Contributed by Manar Elkebir, Ocean Heroes Bootcamp participant
How often do you think about what your reckless daily behaviour may cause to our one and only planet? Or in other words, how often do you think about our oceans when buying plastic? Unfortunately, the majority of people don’t think about the future of the planet and the next generations, or at least that is what I noticed in my hometown Tunisia, a country in north Africa.
I am Manar Elkebir, a 17-year-old student, theater actress, young environmentalist, and climate activist. I am also 5Gyres ambassador and the founder of EcoWave, an organization aiming to beat plastic pollution in Tunisia. I was born and raised in a city called "Gabes" on the Gulf of South Tunisia, located on the coast of the Mediterranean. I have always had an intense passion for the ocean – when I was very young, I used to go to the beach with my family every day in the summer, and before going back home, my father would make us collect the trash we left and that of other people. Not until I was older did I realize that picking up after others is not the solution. Thus, I started my research on marine environmental issues, along with plastic pollution.

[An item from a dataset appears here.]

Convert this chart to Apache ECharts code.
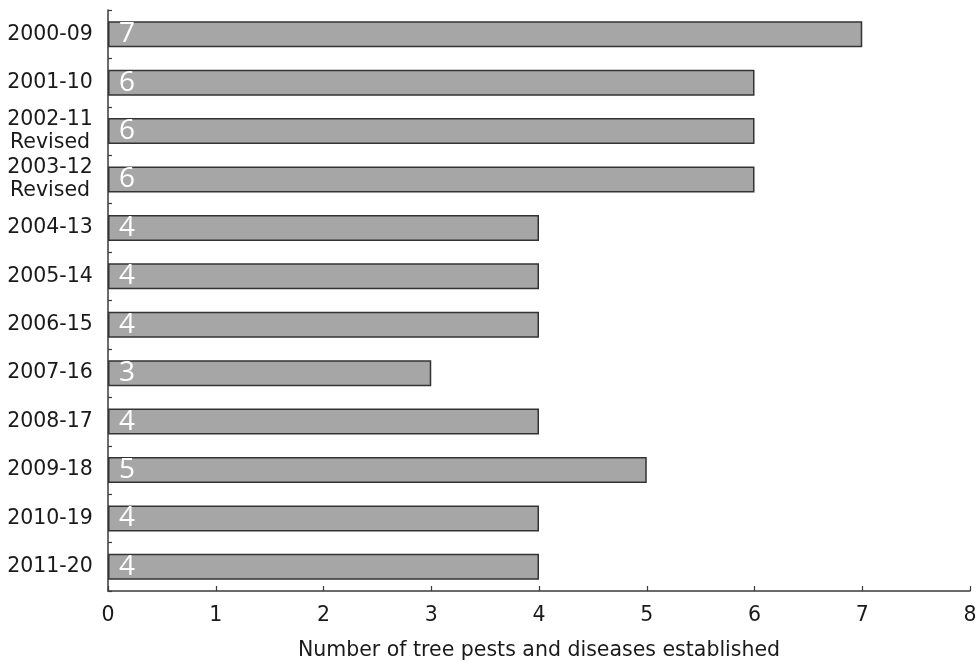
<!DOCTYPE html>
<html>
<head>
<meta charset="utf-8">
<style>
  html, body { margin: 0; padding: 0; background: #fff; }
  #chart { width: 977px; height: 662px; }
</style>
<script src="https://cdn.jsdelivr.net/npm/echarts@6/dist/echarts.min.js"></script>
</head>
<body>
<div id="chart"></div>
<script>
// Rolling ten-year periods and the count of tree pests and diseases established in each
const periods = [
  '2000-09', '2001-10', '2002-11\nRevised', '2003-12\nRevised',
  '2004-13', '2005-14', '2006-15', '2007-16',
  '2008-17', '2009-18', '2010-19', '2011-20'
];
const established = [7, 6, 6, 6, 4, 4, 4, 3, 4, 5, 4, 4];
const xTicks = [0, 1, 2, 3, 4, 5, 6, 7, 8];
const xTitle = 'Number of tree pests and diseases established';

const chart = echarts.init(document.getElementById('chart'), null, { renderer: 'canvas' });
const axisColor = '#3a3a3a';
const textColor = '#1a1a1a';
const font = 'DejaVu Sans, Verdana, sans-serif';
const fontSize = 20.5;

chart.setOption({
  animation: false,
  grid: { left: 108, right: 7, top: 10, bottom: 71, containLabel: false, outerBoundsMode: 'none' },
  xAxis: {
    type: 'value',
    min: xTicks[0],
    max: xTicks[xTicks.length - 1],
    interval: 1,
    name: xTitle,
    nameLocation: 'middle',
    nameGap: 49,
    nameTextStyle: { fontFamily: font, fontSize: fontSize, color: textColor },
    axisLine: { show: true, lineStyle: { color: axisColor, width: 1.5 } },
    axisTick: { show: true, inside: true, length: 5, lineStyle: { color: axisColor, width: 1.2 } },
    axisLabel: { fontFamily: font, fontSize: fontSize, color: textColor, margin: 14 },
    splitLine: { show: false }
  },
  yAxis: {
    type: 'category',
    data: periods,
    inverse: true,
    boundaryGap: true,
    axisLine: { show: true, lineStyle: { color: axisColor, width: 1.5 } },
    axisTick: { show: true, inside: true, length: 4, lineStyle: { color: axisColor, width: 1.2 } },
    axisLabel: {
      fontFamily: font, fontSize: fontSize, color: textColor,
      align: 'center', margin: 58, lineHeight: 23
    }
  },
  series: [{
    type: 'bar',
    data: established,
    barWidth: 26,
    itemStyle: { color: '#a6a6a6', borderColor: '#333', borderWidth: 1.5 },
    label: {
      show: true,
      position: 'insideLeft',
      distance: 11,
      color: '#fff',
      fontFamily: 'Open Sans, sans-serif',
      fontSize: 28,
      fontWeight: 'normal'
    }
  }]
});
</script>
</body>
</html>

Plastic pollution has long threatened the world’s oceans and has cast a dark shadow over our life in Tunisia. According to the Tunisian ministry of environment, Tunisians’ use of plastic is increasing every year and has reached one billion plastic bags a year. Every summer in Gabes, we witness a massive amount of dead fish, crabs and sea turtles washed up on the shore. Even my grandparents reminisce about our beaches and life in the past. Back then, they would see dolphins, crabs, mussels, albatross and a lot of exotic marine creatures. Nowadays, we do see them, but unfortunately, pulled by the sea tide, dead on the shore and suffocating from chemicals dumped by the industries and plastic thrown in the sea.
I started my activism journey by taking part in an environmental club called Sea Rangers at my school. The club is a group of concerned students that are committed to raising awareness of environmental issues with a focus on plastic pollution and working towards the conservation and sustainability of the environment. Thanks to our teacher, Mr. Slim, we held successful activities to raise awareness. We also led a campaign to reduce the use of plastic bags by promoting the purchase of traditional Tunisian bags made of palm tree leaves as a substitute. Unlike plastic bags, these bags are 100% organic with no negative effects on the environment. There were school presentations and radio podcasts to encourage the use of plastic alternatives, and we even had a meeting with the mayor of our city to spread the word. We were instrumental in the eventually successful campaign to reduce single-use plastic in Gabes.
In February 2019, I was selected to be an international ambassador with The Green Contributor, along with a group of my friends, and had the opportunity to attend Algalita International Youth Conference in California. Being around people that devote their time and energy to defend our oceans has inflamed my passion for the ocean. After the summit, I felt inspired, concerned and willing to dive more into the ocean field.
In June 2019, I was selected to represent my country Tunisia in an international event called Ocean Heroes Bootcamp. It is a huge event that empowers existing and emerging youth leaders to create their own campaigns to take action against ocean plastic pollution, co-founded by Captain Planet Foundation, Point Break Foundation, and Lonely Whale. A flock of 300 students from over 20 different countries came to attend the three-day bootcamp to received advanced training from experts in leadership, public speaking, community engagement, social media management, and more. During the program, I felt empowered and inspired to make a change. The Ocean Heroes Bootcamp was a life-changing experience for me. It gave me a whole different perspective on conservation and offered the chance to learn new things, as well as form long-lasting relationships across the globe.
I went back home after the program and founded Eco Wave, which now has 120 Tunisian youth involved. Our mission is to expand our individual impact, educate people and change mindsets to abandon plastic and switch to alternatives. I have spoken publicly with local decision-makers in a symposium held by an international festival of environmental cinema in Tunisia, and I am looking forward to announcing my future projects that I’m hoping to implement in our community.
Age is never a hindrance to making a change. By 2030, if we continue to litter our oceans, there will be more plastic in the oceans than fish. We, the youth of today, may only be the 25% of the world’s population, but we are definitely 100% the future. It’s time to act! Let’s all stand together for our planet before it’s too late.